Similarly, General Motors spokesman Tom Wickham reports a return to normal after the drama of directing corporate operations from a situation room staffed 24/7. Lost production came to 10,000 units, he says, "but within a week we were 100 percent back up and running."
Despite the positive public statements, there are signs that the business community is concerned about loss of speed. The Detroit Regional Chamber of Commerce has 15 staff members a day working on border issues, says its president, Richard Blouse.
And Bill Promisch, director of international business policy for the National Association of Manufacturers in Washington, sees among his member companies "very broad concerns about the way they do business."
"Just-in-time delivery seems to be the wave of the future," he adds, "but I sense that companies are rethinking their whole logistics."

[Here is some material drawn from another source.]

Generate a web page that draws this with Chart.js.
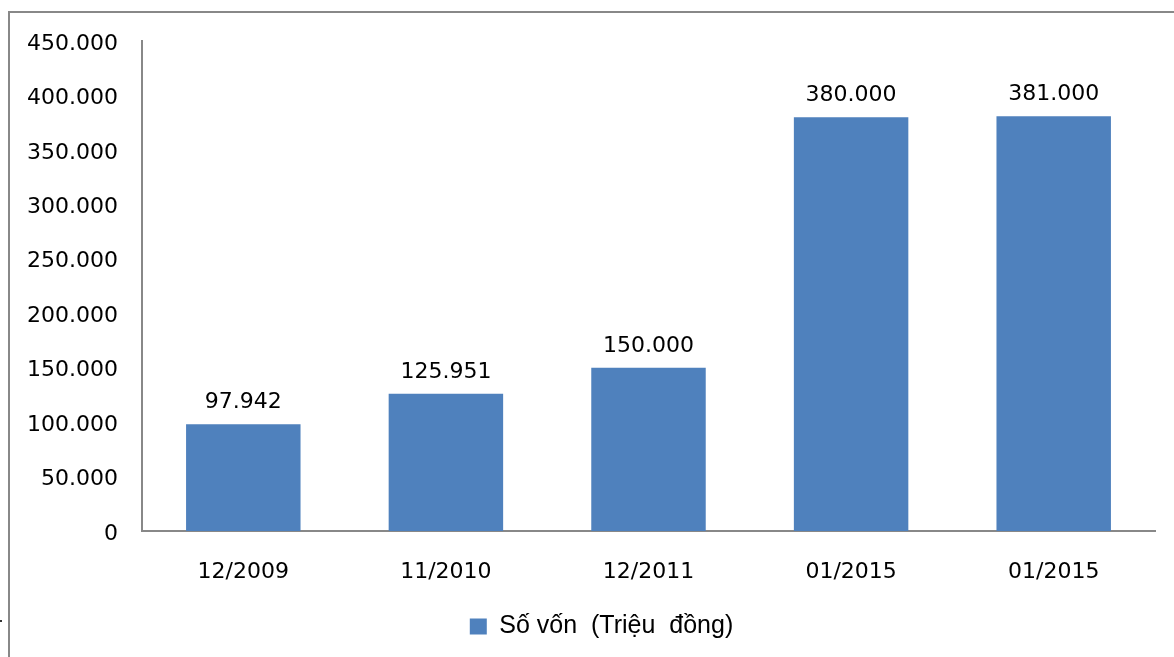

The business community is also eager to see governments introduce new technologies that will facilitate border crossings. The National Customs Automation Program is "especially near and dear to our hearts at GM," says Mr. Wickham. Introduced on a pilot basis already, it is to be phased in nationwide in 2003-04. But Charles Armstrong, executive director of the Customs Modernization Office, warns that it will need $300-400 million a year from Congress over the next four years.
Unpredictability in the system is the real "wild card" out there, Mr. Primosch says. "Ninety-five percent reliability is not enough." Within the auto industry, a 20-minute delay in delivery can idle a plant.
Noel Greis, a director of the center for logistics and digital strategy at UNC's Kenan Institute, says that some American companies may decide to get components from Mexico instead of Asia, or may rely on nearby ground shippers rather than suppliers who ship by air. She sees time-definite delivery as even more important than speedy delivery. "Fast is good, but too fast is not." Components that show up before they're needed disrupt production.
Are we really sure "fast" is where it's at?
After Sept. 11, everything slowed down - in human as well as economic terms - a function of grieving, of mourning. Some observers have suggested that this is a time for a change of tempo, a less intense lifestyle.
History is not on their side.
Stephen Kern of Northern Illinois University, author of "The Culture of Time and Space: 1880-1918," has seen the future - and it is faster.
"No one wants to go slower. The notion that people are going to be in shock because of constant change is nonsense.
"People don't go into shock because their world is changing too fast. People go into shock because they're bored and stagnant.
"The historical record is clear: The world has never opted to slow down."